Enumerates parents' fundamental rights over their children's education, healthcare, and welfare, requires schools to adopt implementing policies, and closes consent loopholes that have allowed minors to receive medical treatment without parental knowledge.
OUR POSITIONH4757 takes a significant step by treating parental authority not as a bureaucratic convenience but as a fundamental right deserving legal recognition and enforcement. The bill affirmatively enumerates parents' rights to direct the upbringing, education, healthcare, and general welfare of their children, placing that authority on firm statutory ground rather than leaving it as an implied default that government agencies can quietly erode.
The educational provisions require the State Board of Education to adopt minimum standards implementing these rights and mandate that local education agencies follow suit with their own policies. This moves parental rights from aspiration to accountability. When schools are required to adopt written policies and parents are given administrative remedies to pursue violations, the protections become real rather than theoretical.
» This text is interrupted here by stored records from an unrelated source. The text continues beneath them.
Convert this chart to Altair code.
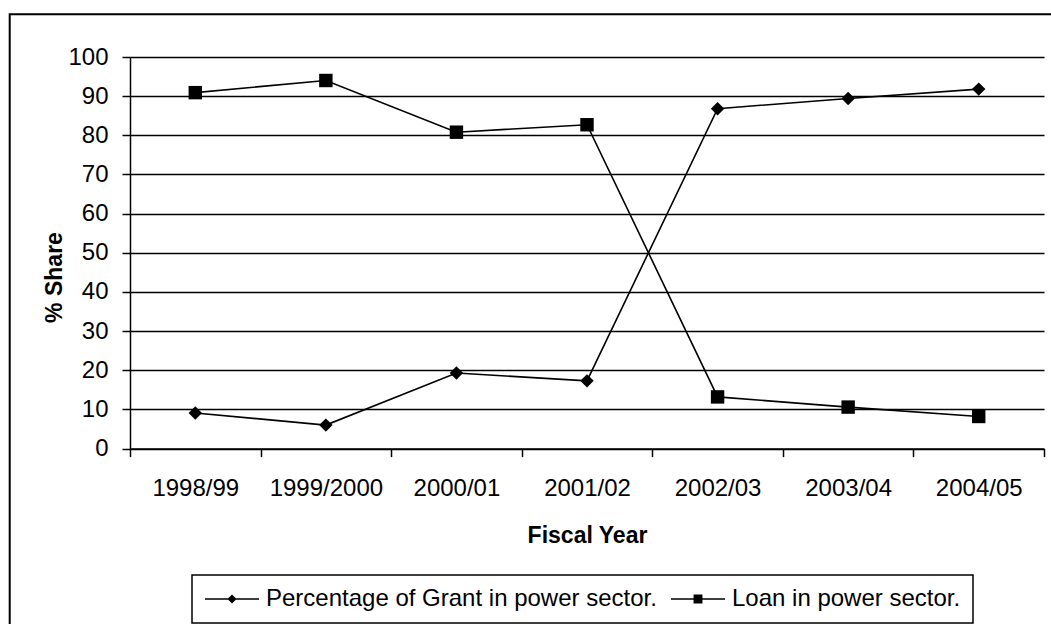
import altair as alt
import pandas as pd

# Fiscal years and the two complementary shares (percent of power-sector aid)
years = ["1998/99", "1999/2000", "2000/01", "2001/02", "2002/03", "2003/04", "2004/05"]
grant_share = [9.1, 6.0, 19.3, 17.3, 86.8, 89.4, 91.8]
loan_share = [90.9, 94.0, 80.8, 82.7, 13.2, 10.6, 8.2]
series_names = ["Percentage of Grant in power sector.", "Loan in power sector."]
series_shapes = ["diamond", "square"]
y_ticks = list(range(0, 101, 10))

rows = []
for name, vals in zip(series_names, [grant_share, loan_share]):
    for yr, v in zip(years, vals):
        rows.append({"year": yr, "series": name, "share": v})
df = pd.DataFrame(rows)

W, H = 914, 391.6
FONT = "Liberation Sans"

# legend glyphs: a thin bar (the line) with the series marker on it, fill only
GRANT_GLYPH = "M-1,-0.028H1V0.028H-1ZM-0.17,0L0,-0.17L0.17,0L0,0.17Z"
LOAN_GLYPH = "M-1,-0.028H1V0.028H-1ZM-0.165,-0.165H0.165V0.165H-0.165Z"

x_enc = alt.X(
    "year:N",
    sort=years,
    scale=alt.Scale(type="band", paddingInner=0, paddingOuter=0),
    axis=alt.Axis(
        title="Fiscal Year",
        tickBand="extent",
        labelAngle=0,
        labelBaseline="alphabetic",
        labelPadding=38.7,
        grid=False,
        titleX=W / 2,
        titleY=93.7,
        titleAlign="center",
        titleBaseline="alphabetic",
    ),
)
y_enc = alt.Y(
    "share:Q",
    scale=alt.Scale(domain=[0, 100], nice=False),
    axis=alt.Axis(
        values=y_ticks,
        title="% Share",
        grid=True,
        labelPadding=14,
        labelBaseline="middle",
        titleAngle=270,
        titleX=-76,
        titleY=220,
        titleAlign="center",
        titleBaseline="middle",
    ),
)

frame = (
    alt.Chart(alt.Data(values=[{"k": 1}]))
    .mark_rect(fillOpacity=0, stroke="black", strokeWidth=2)
    .encode(
        x=alt.value(-120.3),
        x2=alt.value(980),
        y=alt.value(-42.7),
        y2=alt.value(620),
    )
)

lines = (
    alt.Chart(df)
    .mark_line(color="black", strokeWidth=1.6)
    .encode(x=x_enc, y=y_enc, detail="series:N")
)

points = (
    alt.Chart(df)
    .mark_point(filled=True, color="black", opacity=1, size=180)
    .encode(
        x=x_enc,
        y=y_enc,
        shape=alt.Shape(
            "series:N",
            scale=alt.Scale(domain=series_names, range=series_shapes),
            legend=None,
        ),
    )
)

# key layer: draws no marks itself, only supplies the legend entries
key = (
    alt.Chart(df)
    .transform_filter("false")
    .mark_point(filled=True, color="black", opacity=1)
    .encode(
        x=x_enc,
        y=y_enc,
        shape=alt.Shape(
            "series:N",
            scale=alt.Scale(domain=series_names, range=[GRANT_GLYPH, LOAN_GLYPH]),
            legend=alt.Legend(
                title=None,
                orient="none",
                legendX=62,
                legendY=518,
                direction="horizontal",
                columns=2,
                columnPadding=13,
                padding=12,
                clipHeight=24,
                symbolSize=2916,
                symbolFillColor="black",
                symbolOpacity=1,
                labelOffset=6,
                labelFontSize=24,
                labelFont=FONT,
                labelColor="black",
                labelBaseline="middle",
                strokeColor="black",
                fillColor="white",
                labelLimit=600,
            ),
        ),
    )
)

chart = (
    alt.layer(frame, lines, points, key)
    .resolve_scale(shape="independent")
    .properties(
        width=W,
        height=H,
        autosize=alt.AutoSizeParams(type="none"),
        padding={"left": 130, "top": 57, "right": 7, "bottom": 175.4},
        background="white",
    )
    .configure_view(stroke="transparent")
    .configure_legend(strokeWidth=1.5)
    .configure_axis(
        domainColor="black",
        domainWidth=1.5,
        tickColor="black",
        tickWidth=1.5,
        tickSize=8,
        labelFont=FONT,
        labelFontSize=24,
        labelColor="black",
        titleFont=FONT,
        titleFontSize=23,
        titleFontWeight="bold",
        titleColor="black",
        gridColor="black",
        gridWidth=1.5,
        gridOpacity=1,
    )
)

chart.save("out.html", embed_options={"renderer": "svg", "actions": False})
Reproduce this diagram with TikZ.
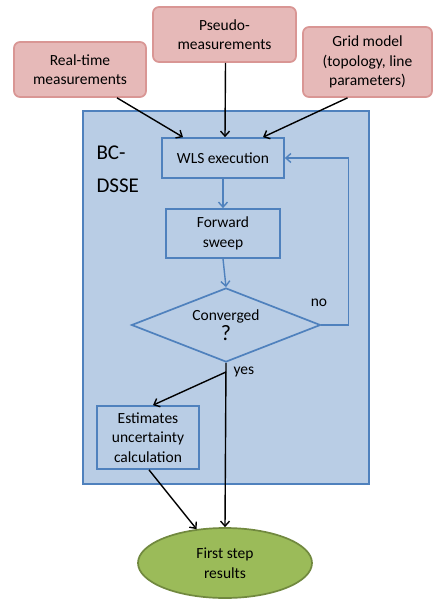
\documentclass[tikz,border=0pt]{standalone}
\usepackage{fontspec}
\setmainfont{Carlito}
\usetikzlibrary{shapes.geometric,arrows.meta,calc}
\definecolor{pinkfill}{HTML}{E6B9B8}
\definecolor{pinkline}{HTML}{D99694}
\definecolor{bluefill}{HTML}{B9CDE5}
\definecolor{blueline}{HTML}{4F81BD}
\definecolor{greenfill}{HTML}{9BBB59}
\definecolor{greenline}{HTML}{71893F}
\begin{document}
\begin{tikzpicture}[x=1pt,y=-1pt,
  every node/.style={font=\fontsize{15.5}{19.5}\selectfont, align=center},
  inbox/.style={rectangle, rounded corners=6pt, draw=pinkline, line width=1.7pt, fill=pinkfill, inner sep=0pt},
  stepbox/.style={rectangle, draw=blueline, line width=1.7pt, fill=bluefill, inner sep=0pt},
  blk/.style={draw=black, line width=1.4pt, -{Straight Barb[length=5pt,width=9pt]}},
  blu/.style={draw=blueline, line width=1.4pt, -{Straight Barb[length=5pt,width=9pt]}}]
\useasboundingbox (0,0) rectangle (433,599);
% big container
\node[stepbox, minimum width=286, minimum height=373, anchor=north west] (bc) at (82,110) {};
\node[font=\fontsize{21}{33}\selectfont, align=left, anchor=north west] (lbl) at (93,142) {BC-\\DSSE};
% inputs
\node[inbox, minimum width=132, minimum height=55] (rt) at (80,69.5) {Real-time\\measurements};
\node[inbox, minimum width=143, minimum height=55] (ps) at (224.5,34.5) {Pseudo-\\measurements};
\node[inbox, minimum width=129, minimum height=70] (gm) at (367.5,62) {Grid model\\(topology, line\\parameters)};
% steps
\node[stepbox, minimum width=122, minimum height=40] (wls) at (223,158) {WLS execution};
\node[stepbox, minimum width=114, minimum height=49] (fs) at (223,233.5) {Forward\\sweep};
\node[diamond, draw=blueline, line width=1.7pt, fill=bluefill, inner sep=0pt, aspect=2.55,
      minimum width=189, minimum height=74] (dia) at (226,325) {Converged\\[0pt]{\fontsize{22}{22}\selectfont ?}};
\node[stepbox, minimum width=102, minimum height=63] (est) at (148,437.5) {Estimates\\uncertainty\\calculation};
\node[ellipse, draw=greenline, line width=1.7pt, fill=greenfill, inner sep=0pt,
      minimum width=174, minimum height=70] (ell) at (225,563) {First step\\results};
% connectors
\draw[blk] ([xshift=37]rt.south) -- ([xshift=-40]wls.north);
\draw[blk] ([xshift=1]ps.south) -- ([xshift=2]wls.north);
\draw[blk] ([xshift=-20]gm.south) -- ([xshift=40]wls.north);
\draw[blu] (wls.south) -- (fs.north);
\draw[blu] (fs.south) -- (dia.north);
\draw[blu] (dia.east) -- ++(27,0) |- (wls.east);
\node[anchor=center] (no) at (319,303) {no};
\draw[blk] (dia.south) -- (ell.north);
\coordinate (ys) at (226,372);
\node[anchor=west] (yes) at (230,372) {yes};
\draw[blk] (ys) -- ([xshift=5]est.north);
\draw[blk] ([xshift=1]est.south) -- (ell.130);
\end{tikzpicture}
\end{document}
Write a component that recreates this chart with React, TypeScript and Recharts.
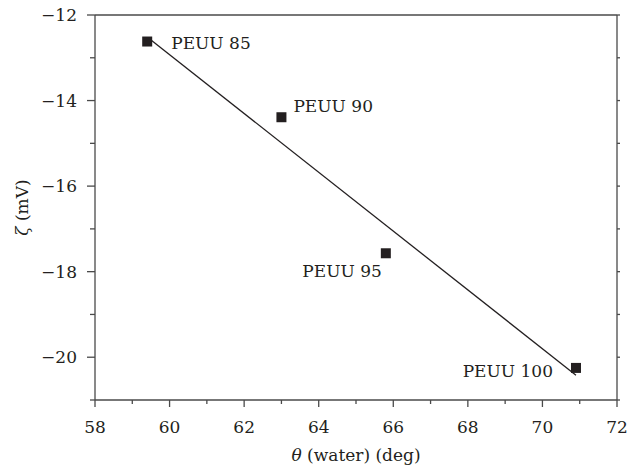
import { ScatterChart, Scatter, XAxis, YAxis } from 'recharts';

const samples = ['PEUU 85', 'PEUU 90', 'PEUU 95', 'PEUU 100'];
const contactAngle = [59.4, 63.0, 65.8, 70.9];
const zeta = [-12.62, -14.39, -17.57, -20.25];

// linear fit drawn through the points
const fitAngle = [59.45, 70.9];
const fitZeta = [-12.55, -20.42];

const xTicks = [58, 59, 60, 61, 62, 63, 64, 65, 66, 67, 68, 69, 70, 71, 72];
const yTicks = [-21, -20, -19, -18, -17, -16, -15, -14, -13, -12];

const FONT = "'DejaVu Serif', serif";
const INK = '#231f20';
const AXIS = '#4a4a4a';
const FS = 17;
const textStyle = { fontFamily: FONT, fontSize: FS };

// where each point's name sits relative to its marker
const labelPos: Record<string, { dx: number; dy: number; anchor: 'start' | 'end' }> = {
  'PEUU 85': { dx: 24, dy: 1, anchor: 'start' },
  'PEUU 90': { dx: 12, dy: -11, anchor: 'start' },
  'PEUU 95': { dx: -4, dy: 18, anchor: 'end' },
  'PEUU 100': { dx: -23, dy: 3, anchor: 'end' },
};

const points = samples.map((name, i) => ({ name, x: contactAngle[i], y: zeta[i] }));
const fit = fitAngle.map((x, i) => ({ x, y: fitZeta[i] }));

const minus = (v: number) => (v < 0 ? `\u2212${Math.abs(v)}` : `${v}`);

function BottomTick(props: any) {
  const { x, y, payload } = props;
  const major = payload.value % 2 === 0;
  return (
    <g>
      <line x1={x} y1={y} x2={x} y2={y + (major ? 7 : 4)} stroke={AXIS} strokeWidth={1.3} />
      {major && (
        <text x={x} y={y + 27} textAnchor="middle" dominantBaseline="central" style={textStyle} fill={INK}>
          {payload.value}
        </text>
      )}
    </g>
  );
}

function LeftTick(props: any) {
  const { x, y, payload } = props;
  const major = payload.value % 2 === 0;
  return (
    <g>
      <line x1={x} y1={y} x2={x - (major ? 8 : 5)} y2={y} stroke={AXIS} strokeWidth={1.3} />
      {major && (
        <text x={x - 18} y={y} textAnchor="end" dominantBaseline="central" style={textStyle} fill={INK}>
          {minus(payload.value)}
        </text>
      )}
    </g>
  );
}

function TopTick(props: any) {
  const { x, y } = props;
  return <line x1={x} y1={y} x2={x} y2={y - 3} stroke={AXIS} strokeWidth={1.3} />;
}

function RightTick(props: any) {
  const { x, y } = props;
  return <line x1={x} y1={y} x2={x + 3} y2={y} stroke={AXIS} strokeWidth={1.3} />;
}

function SquarePoint(props: any) {
  const { cx, cy, payload } = props;
  const pos = labelPos[payload.name];
  return (
    <g>
      <rect x={cx - 5} y={cy - 5} width={10} height={10} fill={INK} />
      <text
        x={cx + pos.dx}
        y={cy + pos.dy}
        textAnchor={pos.anchor}
        dominantBaseline="central"
        style={textStyle}
        fill={INK}
      >
        {payload.name}
      </text>
    </g>
  );
}

const NoDot = () => <g />;

export default function App() {
  return (
    <div style={{ position: 'absolute', left: 0, top: 0, background: '#fff', fontFamily: FONT }}>
      <ScatterChart width={628} height={469} margin={{ top: 0, right: 0, bottom: 0, left: 0 }}>
        <XAxis
          dataKey="x"
          type="number"
          domain={[58, 72]}
          ticks={xTicks}
          allowDataOverflow
          height={69}
          tickSize={0}
          tickMargin={0}
          tickLine={false}
          tick={<BottomTick />}
          stroke={AXIS}
          strokeWidth={1.3}
          interval={0}
          label={{
            content: (p: any) => {
              const vb = p.viewBox;
              return (
                <text x={vb.x + vb.width / 2} y={455} textAnchor="middle" dominantBaseline="central" style={textStyle} fill={INK}>
                  <tspan fontStyle="italic">θ</tspan> (water) (deg)
                </text>
              );
            },
          }}
        />
        <XAxis
          xAxisId="top"
          orientation="top"
          type="number"
          domain={[58, 72]}
          ticks={xTicks}
          allowDataOverflow
          height={15}
          tickSize={0}
          tickMargin={0}
          tickLine={false}
          tick={<TopTick />}
          stroke={AXIS}
          strokeWidth={1.3}
          interval={0}
        />
        <YAxis
          dataKey="y"
          type="number"
          domain={[-21, -12]}
          ticks={yTicks}
          allowDataOverflow
          width={95}
          tickSize={0}
          tickMargin={0}
          tickLine={false}
          tick={<LeftTick />}
          stroke={AXIS}
          strokeWidth={1.3}
          interval={0}
          label={{
            content: (p: any) => {
              const vb = p.viewBox;
              const cy = vb.y + vb.height / 2;
              return (
                <text x={22} y={cy} transform={`rotate(-90 22 ${cy})`} textAnchor="middle" dominantBaseline="central" style={textStyle} fill={INK}>
                  <tspan fontStyle="italic">ζ</tspan> (mV)
                </text>
              );
            },
          }}
        />
        <YAxis
          yAxisId="right"
          orientation="right"
          type="number"
          domain={[-21, -12]}
          ticks={yTicks}
          allowDataOverflow
          width={11}
          tickSize={0}
          tickMargin={0}
          tickLine={false}
          tick={<RightTick />}
          stroke={AXIS}
          strokeWidth={1.3}
          interval={0}
        />
        <Scatter data={fit} line={{ stroke: INK, strokeWidth: 1.3 }} shape={<NoDot />} isAnimationActive={false} />
        <Scatter data={points} shape={<SquarePoint />} isAnimationActive={false} />
      </ScatterChart>
    </div>
  );
}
The healthcare provisions are equally important. The bill strengthens and expands parental consent requirements for nonemergency medical treatment of minors and, critically, repeals Section 63-5-350, which had permitted health services to be furnished to minors without parental consent. That provision had become a gateway for interventions that parents were never informed about and never approved. Closing it restores the basic principle that parents, not institutions, bear responsibility for their children's medical decisions.
Scripture teaches that children are a heritage from the Lord, entrusted to families for their nurture and formation. That conviction is not merely a religious sentiment; it reflects an ordering of authority that healthy societies have recognized across centuries and cultures. When the state positions itself as the primary decision-maker over a child's healthcare or education, it displaces the very relationship designed to protect that child most faithfully.
The American Council supports this bill because it reflects sound principle: government serves families, not the reverse. By enumerating rights, requiring implementing policy, creating enforcement mechanisms, and removing consent loopholes, South Carolina is building a legal framework that takes parental authority seriously. We encourage the remaining chamber to pass it without delay.